“Een belangrijke stap voorwaarts.” Zo omschrijft Melle Mulder, voorzitter van de Stichting Nedersaksenlijn, de unanieme steun uit de Tweede Kamer om komend voorjaar afspraken te maken over de verdere financiering van het eerste deel van de geplande spoorlijn tussen Groningen en Twente.
De Tweede Kamer nam dinsdagmiddag een motie aan van ChristenUnie-Kamerlid Stieneke van de Graaf, waardoor de regering nu wordt verplicht om komend voorjaar met afspraken te komen over de Nedersaksenlijn. Daarnaast moet de regering een eigen onderzoek uitvoeren naar de heraanleg van het stuk spoor tussen Stadskanaal en Emmen. Naast grote aanpassingen tussen Stad en Veendam en Almelo en Emmen, is dit spoortraject één van de grotere projecten die noodzakelijk zijn voor de Nedersaksenlijn.

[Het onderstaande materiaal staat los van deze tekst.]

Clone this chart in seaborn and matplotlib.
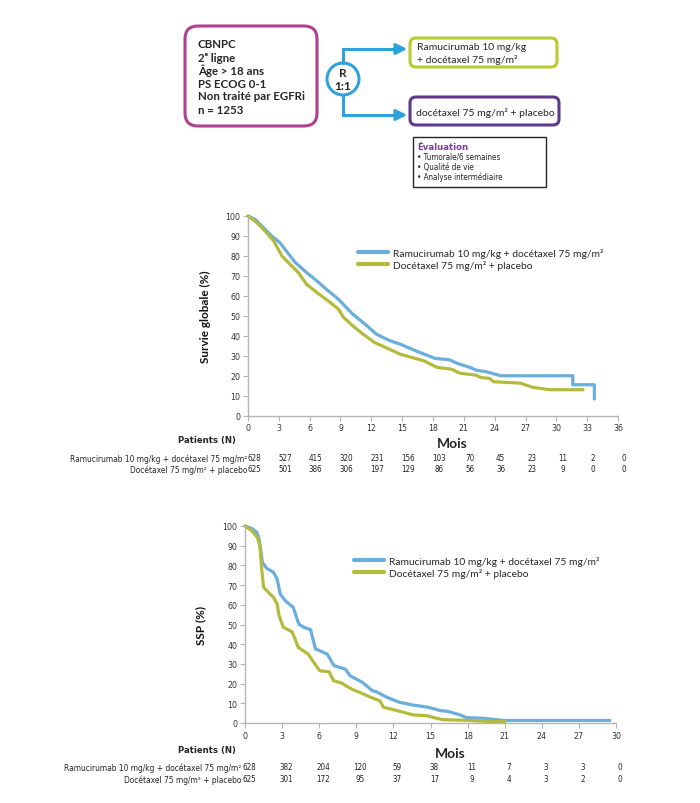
import matplotlib
matplotlib.use("Agg")
import matplotlib.pyplot as plt
import matplotlib.transforms as mtransforms
from matplotlib import font_manager
from matplotlib.patches import FancyBboxPatch, Circle, Rectangle
import seaborn as sns
import pandas as pd

# --- values ---
ARM_RAM = "Ramucirumab 10 mg/kg + docétaxel 75 mg/m²"
ARM_DOC = "Docétaxel 75 mg/m² + placebo"

# overall survival (%), by month
os_months_ram = [0, 0.7, 1.5, 2.3, 3.1, 3.6, 4.6, 5.7, 6.7, 7.7, 8.6, 9.1, 10.2, 11.4,
                 12.5, 13.7, 14.8, 16.7, 18.2, 19.6, 20.3, 21.6, 22.2, 23.2, 24.6,
                 31.6, 31.6, 33.7, 33.7]
os_pct_ram = [100, 98.3, 94.2, 90, 86.7, 83.3, 76.7, 71.7, 67.5, 63, 59.2, 56.7, 50.8, 45.8,
              40.8, 37.8, 35.8, 31.7, 28.7, 28, 26.3, 24.2, 22.8, 22, 20,
              20, 15.5, 15.5, 8.3]
os_months_doc = [0, 0.85, 1.65, 2.5, 2.95, 3.3, 4.1, 4.9, 5.7, 6.7, 8.0, 8.8, 9.3, 10.2,
                 11.2, 12.3, 13.6, 14.8, 17.1, 18.4, 19.8, 20.6, 22.2, 22.6, 23.5, 23.9,
                 26.5, 27.7, 29.4, 32.6]
os_pct_doc = [100, 96.7, 92.5, 87.5, 83.3, 80, 75.8, 71.7, 65.8, 61.7, 56.7, 53.3, 49.2, 45,
              40.8, 36.7, 33.7, 30.8, 27.5, 24.2, 23.3, 21.3, 20.3, 19.2, 18.7, 17,
              16.3, 14.2, 13, 13]

# progression-free survival (%), by month
pfs_months_ram = [0, 0.54, 0.95, 1.14, 1.3, 1.4, 1.76, 2.3, 2.6, 2.85, 3.25, 3.9, 4.35, 4.75,
                  5.3, 5.7, 6.65, 7.2, 8.1, 8.5, 9.5, 10.3, 10.6, 11.5, 12.5, 13.6, 14.8,
                  15.8, 16.4, 17.4, 17.9, 19.3, 20.9, 29.5]
pfs_pct_ram = [100, 98.8, 96.8, 93.4, 86.6, 81.5, 78.5, 76.5, 73.1, 65.5, 62.1, 58.7, 50.2, 48.6,
               47.4, 37.6, 35, 29.1, 27.4, 24, 20.6, 16.4, 15.9, 13, 10.5, 9.1, 8,
               6.3, 5.9, 4.1, 2.7, 2.4, 1.3, 1.3]
pfs_months_doc = [0, 0.54, 1.0, 1.2, 1.35, 1.5, 1.9, 2.3, 2.6, 2.75, 3.1, 3.8, 4.05, 4.3,
                  5.1, 5.65, 6.05, 6.8, 7.15, 7.8, 8.6, 9.4, 10.0, 10.5, 10.9, 11.2, 12.3,
                  13.6, 14.7, 15.5, 16.0, 17.7, 20.1, 21.0]
pfs_pct_doc = [100, 97.6, 94.2, 90, 78.2, 68.9, 66.3, 63.8, 60.4, 54.5, 48.6, 46.3, 42.6, 38.4,
               35, 30, 26.5, 26, 21.5, 20.3, 17.3, 15.2, 13.5, 12.2, 11.3, 8, 6.3,
               4.1, 3.7, 2.4, 1.7, 1.4, 0.7, 0.7]

# patients at risk
os_ticks = list(range(0, 37, 3))
os_risk_ram = [628, 527, 415, 320, 231, 156, 103, 70, 45, 23, 11, 2, 0]
os_risk_doc = [625, 501, 386, 306, 197, 129, 86, 56, 36, 23, 9, 0, 0]
pfs_ticks = list(range(0, 31, 3))
pfs_risk_ram = [628, 382, 204, 120, 59, 38, 11, 7, 3, 3, 0]
pfs_risk_doc = [625, 301, 172, 95, 37, 17, 9, 4, 3, 2, 0]

# study design text
inclusion = ["CBNPC", "2ᵉ ligne", "Âge > 18 ans", "PS ECOG 0-1", "Non traité par EGFRi", "n = 1253"]
evaluation = ["• Tumorale/6 semaines", "• Qualité de vie", "• Analyse intermédiaire"]

BLUE = "#6aaedb"
GREEN = "#b4bb3c"
W, H = 700, 804

sns.set_theme(style="white")
plt.rcParams["font.family"] = ["Lato", "DejaVu Sans"]

# pick a condensed face for the small print if one is installed
fonts = font_manager.fontManager.ttflist
names = {f.name for f in fonts}
if "Liberation Sans Narrow" in names:
    NARROW = dict(family="Liberation Sans Narrow")
elif any(f.name == "DejaVu Sans" and f.stretch == "condensed" for f in fonts):
    NARROW = dict(family="DejaVu Sans", stretch="condensed")
elif "Roboto Condensed" in names:
    NARROW = dict(family="Roboto Condensed")
else:
    NARROW = dict(family="Liberation Sans")

fig = plt.figure(figsize=(W / 100, H / 100), dpi=100)


def fy(ypx):
    return 1 - ypx / H


def px_axes(left, top, right, bottom):
    return fig.add_axes([left / W, 1 - bottom / H, (right - left) / W, (bottom - top) / H])


# ---- study design diagram (pixel space) ----
dax = fig.add_axes([0, 0, 1, 1])
dax.set_xlim(0, W)
dax.set_ylim(H, 0)
dax.axis("off")

dax.add_patch(FancyBboxPatch((185, 27), 132, 100, boxstyle="round,pad=0,rounding_size=13",
                             fc="white", ec="#b03f8f", lw=2.2))
for i, line in enumerate(inclusion):
    dax.text(198, 45 + i * 13, line, fontsize=8.3, fontweight="bold", va="center",
             family=["Lato", "DejaVu Sans"])

arrow_blue = "#2fa3d9"
dax.plot([343, 343, 400], [64, 50, 50], color=arrow_blue, lw=2.2, solid_joinstyle="miter")
dax.plot([343, 343, 400], [96, 116, 116], color=arrow_blue, lw=2.2, solid_joinstyle="miter")
for yy in (50, 116):
    dax.annotate("", xy=(410, yy), xytext=(396, yy),
                 arrowprops=dict(arrowstyle="-|>", color=arrow_blue, lw=2.2, mutation_scale=16))
dax.add_patch(Circle((343, 80), 16, fc="white", ec=arrow_blue, lw=2.2))
dax.text(343, 73.5, "R", fontsize=8.5, fontweight="bold", ha="center", va="center")
dax.text(343, 87, "1:1", fontsize=8.5, fontweight="bold", ha="center", va="center")

dax.add_patch(FancyBboxPatch((410, 39), 147, 29, boxstyle="round,pad=0,rounding_size=6",
                             fc="white", ec="#b6cc2e", lw=2.2))
dax.text(417, 48, "Ramucirumab 10 mg/kg", fontsize=7.5, va="center")
dax.text(417, 60, "+ docétaxel 75 mg/m²", fontsize=7.5, va="center")
dax.add_patch(FancyBboxPatch((410, 98), 149, 28, boxstyle="round,pad=0,rounding_size=6",
                             fc="white", ec="#5e3a8c", lw=2.2))
dax.text(416, 112.5, "docétaxel 75 mg/m² + placebo", fontsize=7.5, va="center")

dax.add_patch(Rectangle((413, 138), 133, 50, fc="white", ec="#222222", lw=1))
dax.text(417, 147, "Évaluation", fontsize=6.8, fontweight="bold", color="#7b3f99",
         va="center", **NARROW)
for i, line in enumerate(evaluation):
    dax.text(417, 157.5 + i * 10, line, fontsize=5.8, va="center", **NARROW)


# ---- Kaplan-Meier panels ----
def km_panel(ax, m_ram, p_ram, m_doc, p_doc, ticks, ylabel, legend_anchor):
    df = pd.concat([
        pd.DataFrame({"Mois": m_ram, "pct": p_ram, "bras": ARM_RAM}),
        pd.DataFrame({"Mois": m_doc, "pct": p_doc, "bras": ARM_DOC}),
    ])
    sns.lineplot(data=df, x="Mois", y="pct", hue="bras", hue_order=[ARM_RAM, ARM_DOC],
                 palette={ARM_RAM: BLUE, ARM_DOC: GREEN}, estimator=None, sort=False,
                 lw=2.3, clip_on=False, ax=ax)
    ax.set_xlim(0, ticks[-1])
    ax.set_ylim(0, 100)
    ax.set_xticks(ticks)
    ax.set_yticks(range(0, 101, 10))
    sns.despine(ax=ax)
    for side in ("left", "bottom"):
        ax.spines[side].set_color("#b5b5b5")
        ax.spines[side].set_linewidth(1)
    ax.tick_params(direction="out", length=3.5, width=0.8, color="#b5b5b5",
                   labelsize=6.3, labelcolor="#333333", pad=2, bottom=True, left=True)
    for lab in ax.get_xticklabels() + ax.get_yticklabels():
        lab.set_family(NARROW["family"])
        lab.set_stretch(NARROW.get("stretch", "normal"))
    ax.set_ylabel(ylabel, fontsize=8.5, fontweight="bold", color="#111111")
    ax.set_xlabel("")
    sns.move_legend(ax, "upper left", bbox_to_anchor=legend_anchor, title=None, frameon=False,
                    fontsize=7.4, handlelength=2.9, handletextpad=0.5, labelspacing=0.2,
                    borderpad=0, borderaxespad=0)
    for h in ax.get_legend().get_lines():
        h.set_linewidth(3)


def risk_table(ax, ticks, risk_ram, risk_doc, y_patients, y_rows, label_right, mois_x, shift):
    # numbers sit on the month ticks, nudged right as in the original layout
    trans = mtransforms.blended_transform_factory(ax.transData, fig.transFigure)
    trans = trans + mtransforms.ScaledTranslation(shift / 100, 0, fig.dpi_scale_trans)
    fig.text(207 / W, fy(y_patients), "Patients (N)", fontsize=6.8,
             fontweight="bold", ha="center", va="center", **NARROW)
    fig.text(mois_x / W, fy(y_patients + 3), "Mois", fontsize=10, fontweight="bold",
             ha="center", va="center")
    for label, counts, yy in ((ARM_RAM, risk_ram, y_rows[0]), (ARM_DOC, risk_doc, y_rows[1])):
        fig.text(label_right / W, fy(yy), label, fontsize=6.0, ha="right", va="center",
                 **NARROW)
        for t, n in zip(ticks, counts):
            ax.text(t, fy(yy), str(n), transform=trans, fontsize=5.8, ha="center",
                    va="center", color="#222222", **NARROW)


ax1 = px_axes(248, 217, 618, 416.7)
km_panel(ax1, os_months_ram, os_pct_ram, os_months_doc, os_pct_doc, os_ticks,
         "Survie globale (%)", (0.297, 0.842))
ax1.yaxis.set_label_coords(-0.10, 0.5)
risk_table(ax1, os_ticks, os_risk_ram, os_risk_doc, 441, (459, 470), 247, 452, 6)

ax2 = px_axes(245, 527, 616, 724)
km_panel(ax2, pfs_months_ram, pfs_pct_ram, pfs_months_doc, pfs_pct_doc, pfs_ticks,
         "SSP (%)", (0.294, 0.85))
ax2.yaxis.set_label_coords(-0.105, 0.5)
risk_table(ax2, pfs_ticks, pfs_risk_ram, pfs_risk_doc, 751, (768, 780), 241, 450, 4)

fig.savefig("out.png", dpi=100, facecolor="white")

“Ik kan niet anders dan zeggen dat we meer dan hartstikke blij zijn met dit resultaat. Een unanieme Tweede Kamer helpt ons. We kunnen nu de volgende stappen zetten op weg naar de realisatie van de Nedersaksenlijn” aldus een uitgelaten Melle Mulder, voorzitter van de Stichting Nedersaksenlijn. “Specifiek ben ik blij met het verzoek richting de staatssecretaris voor het oppakken van de studie voor het baanvak Emmen-Ter Apel- Stadskanaal. Dit ging zelfs sneller dan ik verwacht had. En breder gesteund ook.”
Maar Mulder benadrukt dat het slecht gaat om één hobbel die is overwonnen: “We zijn er nog niet. We moeten nadrukkelijk aan de bal blijven om nu het tempo er in te houden en het Rijk helpen waar we kunnen.”
Samen met de provincies Groningen en Drenthe en het Duitse Graafschap Bentheim was de stichting vorige maand één van de indienende partijen van een zogenaamd ‘bidbook’ voor de Nedersaksenlijn. Daarin vroegen de samenwerkende partijen het Kabinet en de Kamer om de helft van de eerste 115 miljoen euro voor het traject tussen Stadskanaal en Emmen op tafel te leggen. Mulder ziet de aangenomen motie van dinsdag dan ook als loon naar werk: “Het laat zien waar je kunt komen, wanneer je als grensoverschrijdende regio’s goed verbonden bent, een gezamenlijk doel hebt. De staatssecretaris heeft ons keer op keer uitgedaagd om als regio in actie te komen rond de Nedersaksenlijn. En dat hebben we gedaan en blijven we doen.”